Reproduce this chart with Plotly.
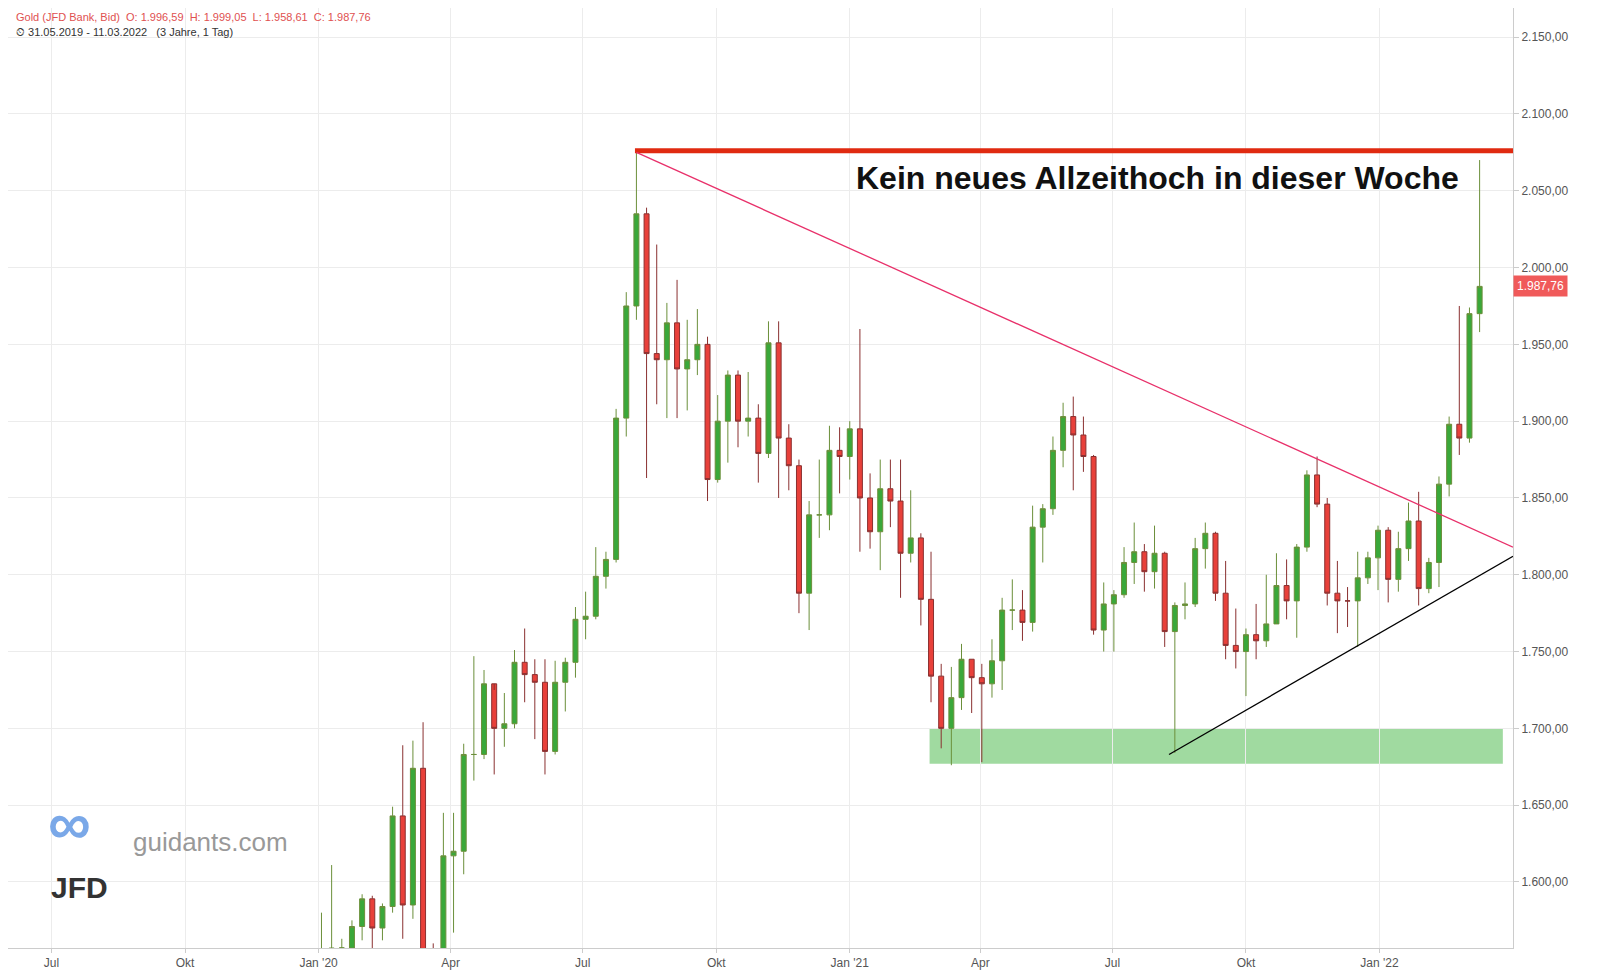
--
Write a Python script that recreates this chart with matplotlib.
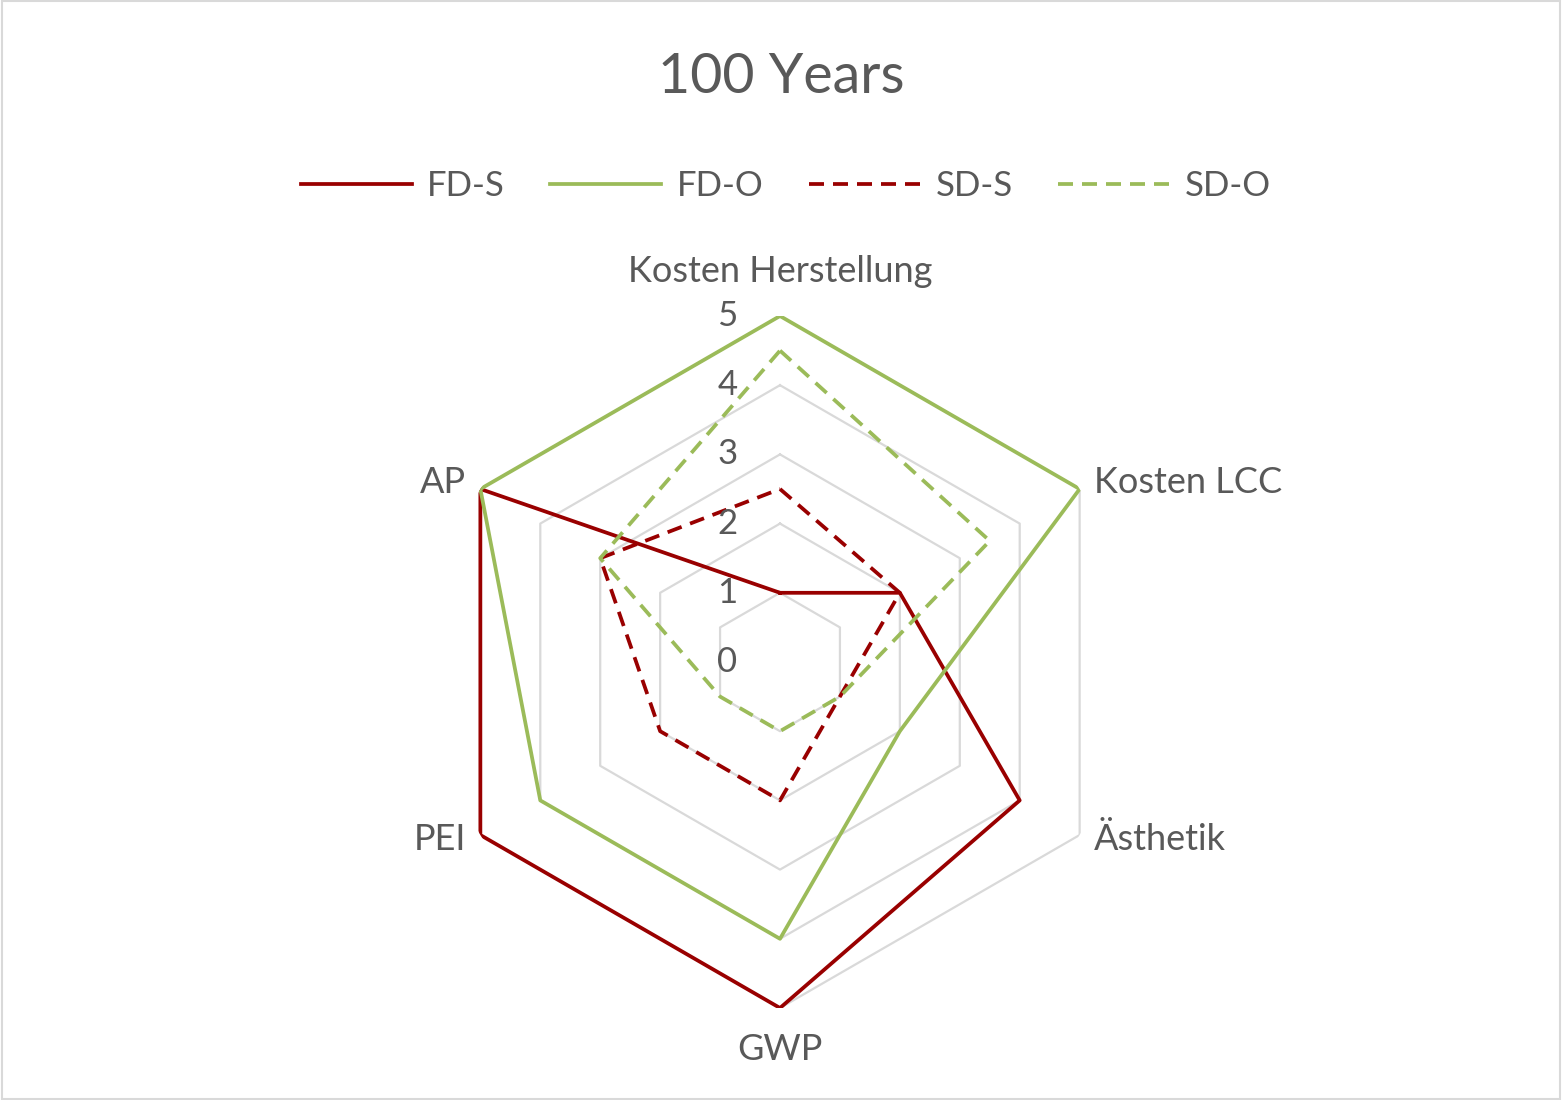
--
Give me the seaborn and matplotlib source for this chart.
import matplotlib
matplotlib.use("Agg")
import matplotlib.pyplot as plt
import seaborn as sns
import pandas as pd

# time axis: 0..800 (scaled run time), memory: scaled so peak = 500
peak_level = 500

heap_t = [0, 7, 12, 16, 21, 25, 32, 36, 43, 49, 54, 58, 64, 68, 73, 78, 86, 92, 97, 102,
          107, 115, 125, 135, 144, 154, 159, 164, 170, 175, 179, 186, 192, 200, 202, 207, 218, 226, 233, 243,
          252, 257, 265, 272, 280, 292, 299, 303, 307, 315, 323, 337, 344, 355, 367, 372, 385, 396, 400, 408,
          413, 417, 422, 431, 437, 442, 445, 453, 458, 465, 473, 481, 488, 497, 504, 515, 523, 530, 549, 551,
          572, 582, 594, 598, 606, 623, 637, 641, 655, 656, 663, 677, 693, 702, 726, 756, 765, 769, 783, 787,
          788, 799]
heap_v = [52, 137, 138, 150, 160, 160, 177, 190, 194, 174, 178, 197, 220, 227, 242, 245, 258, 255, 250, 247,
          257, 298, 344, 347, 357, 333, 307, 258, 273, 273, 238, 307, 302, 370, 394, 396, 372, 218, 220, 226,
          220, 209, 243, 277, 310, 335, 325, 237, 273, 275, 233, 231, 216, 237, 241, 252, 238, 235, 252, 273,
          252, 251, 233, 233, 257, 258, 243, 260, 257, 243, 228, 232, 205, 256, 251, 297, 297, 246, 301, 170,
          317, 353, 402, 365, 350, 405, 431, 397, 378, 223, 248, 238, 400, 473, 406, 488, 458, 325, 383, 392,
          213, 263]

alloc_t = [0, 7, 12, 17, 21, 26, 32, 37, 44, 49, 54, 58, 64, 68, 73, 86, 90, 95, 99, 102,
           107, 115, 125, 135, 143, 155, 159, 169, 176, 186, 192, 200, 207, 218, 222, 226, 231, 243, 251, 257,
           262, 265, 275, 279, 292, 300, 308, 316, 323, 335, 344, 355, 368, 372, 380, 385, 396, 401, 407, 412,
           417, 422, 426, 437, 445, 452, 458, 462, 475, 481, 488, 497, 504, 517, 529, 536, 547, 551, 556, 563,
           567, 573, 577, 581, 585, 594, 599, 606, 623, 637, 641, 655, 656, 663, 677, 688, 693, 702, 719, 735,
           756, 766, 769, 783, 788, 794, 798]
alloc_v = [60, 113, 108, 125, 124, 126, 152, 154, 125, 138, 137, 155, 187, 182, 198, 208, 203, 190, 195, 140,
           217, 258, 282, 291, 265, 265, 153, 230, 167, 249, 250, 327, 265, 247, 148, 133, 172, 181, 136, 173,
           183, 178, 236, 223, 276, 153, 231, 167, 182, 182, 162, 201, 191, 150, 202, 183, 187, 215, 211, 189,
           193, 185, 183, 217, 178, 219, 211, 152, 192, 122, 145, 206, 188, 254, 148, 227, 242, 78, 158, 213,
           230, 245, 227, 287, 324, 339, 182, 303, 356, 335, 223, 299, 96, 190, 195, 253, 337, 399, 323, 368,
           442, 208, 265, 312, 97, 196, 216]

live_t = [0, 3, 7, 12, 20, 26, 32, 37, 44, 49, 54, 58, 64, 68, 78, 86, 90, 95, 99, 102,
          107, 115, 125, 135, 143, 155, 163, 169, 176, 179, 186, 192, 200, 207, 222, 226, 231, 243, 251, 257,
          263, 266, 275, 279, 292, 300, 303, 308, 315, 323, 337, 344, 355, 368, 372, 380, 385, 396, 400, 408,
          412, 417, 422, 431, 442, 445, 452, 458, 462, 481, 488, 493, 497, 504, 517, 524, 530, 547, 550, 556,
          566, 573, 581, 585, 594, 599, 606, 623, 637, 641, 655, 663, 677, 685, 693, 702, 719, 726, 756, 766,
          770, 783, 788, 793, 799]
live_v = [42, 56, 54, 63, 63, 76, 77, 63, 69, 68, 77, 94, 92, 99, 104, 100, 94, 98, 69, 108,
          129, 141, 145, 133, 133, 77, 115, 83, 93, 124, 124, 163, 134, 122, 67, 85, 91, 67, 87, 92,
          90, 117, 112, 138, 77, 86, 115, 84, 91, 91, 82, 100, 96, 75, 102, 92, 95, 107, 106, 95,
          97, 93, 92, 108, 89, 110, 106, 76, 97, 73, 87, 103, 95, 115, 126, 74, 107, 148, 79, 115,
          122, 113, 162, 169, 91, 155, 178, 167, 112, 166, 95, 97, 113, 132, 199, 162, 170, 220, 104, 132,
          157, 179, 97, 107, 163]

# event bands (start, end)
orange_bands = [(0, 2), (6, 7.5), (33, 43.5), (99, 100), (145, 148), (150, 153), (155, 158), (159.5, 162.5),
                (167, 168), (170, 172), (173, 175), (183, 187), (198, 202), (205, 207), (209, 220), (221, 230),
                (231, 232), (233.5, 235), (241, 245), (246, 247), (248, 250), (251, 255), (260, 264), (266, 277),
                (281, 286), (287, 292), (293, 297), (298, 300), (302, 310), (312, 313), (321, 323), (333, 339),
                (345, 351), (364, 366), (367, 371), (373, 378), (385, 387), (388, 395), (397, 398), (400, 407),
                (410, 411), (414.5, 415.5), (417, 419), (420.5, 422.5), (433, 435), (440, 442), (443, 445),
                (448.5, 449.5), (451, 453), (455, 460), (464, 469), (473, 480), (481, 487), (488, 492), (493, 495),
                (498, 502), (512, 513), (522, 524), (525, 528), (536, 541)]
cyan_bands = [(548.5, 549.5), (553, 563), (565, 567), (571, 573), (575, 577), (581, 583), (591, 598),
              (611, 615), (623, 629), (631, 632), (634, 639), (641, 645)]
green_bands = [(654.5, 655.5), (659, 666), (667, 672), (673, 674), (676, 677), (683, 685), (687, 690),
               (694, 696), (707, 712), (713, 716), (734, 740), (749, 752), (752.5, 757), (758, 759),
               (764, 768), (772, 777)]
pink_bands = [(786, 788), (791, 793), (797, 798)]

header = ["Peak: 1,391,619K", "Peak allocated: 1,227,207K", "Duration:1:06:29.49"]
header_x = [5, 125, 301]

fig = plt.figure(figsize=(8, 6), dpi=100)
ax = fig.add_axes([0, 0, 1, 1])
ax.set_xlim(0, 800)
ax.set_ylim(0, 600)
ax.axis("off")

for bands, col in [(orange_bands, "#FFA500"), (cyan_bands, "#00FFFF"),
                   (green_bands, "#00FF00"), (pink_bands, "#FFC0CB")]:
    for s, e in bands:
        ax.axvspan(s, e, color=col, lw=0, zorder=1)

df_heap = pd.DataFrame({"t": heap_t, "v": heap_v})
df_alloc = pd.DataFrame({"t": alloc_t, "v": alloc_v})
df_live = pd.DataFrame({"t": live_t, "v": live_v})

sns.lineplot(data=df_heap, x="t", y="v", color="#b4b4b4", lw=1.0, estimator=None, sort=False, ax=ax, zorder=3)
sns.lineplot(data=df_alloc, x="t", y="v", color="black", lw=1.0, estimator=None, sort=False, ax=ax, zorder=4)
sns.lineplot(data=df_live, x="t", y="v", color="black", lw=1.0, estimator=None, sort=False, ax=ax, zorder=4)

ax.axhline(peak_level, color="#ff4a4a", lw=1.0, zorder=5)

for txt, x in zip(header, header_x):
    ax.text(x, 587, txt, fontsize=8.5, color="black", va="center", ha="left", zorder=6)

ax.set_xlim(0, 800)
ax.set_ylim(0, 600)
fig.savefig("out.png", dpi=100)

(Your task) Above are the records; from them, give again exactly the lines from the one containing "Give me the" through the one containing "peak_level = 500", both included.

(Answer to this exercise)
Give me the seaborn and matplotlib source for this chart.
import matplotlib
matplotlib.use("Agg")
import matplotlib.pyplot as plt
import seaborn as sns
import pandas as pd

# time axis: 0..800 (scaled run time), memory: scaled so peak = 500
peak_level = 500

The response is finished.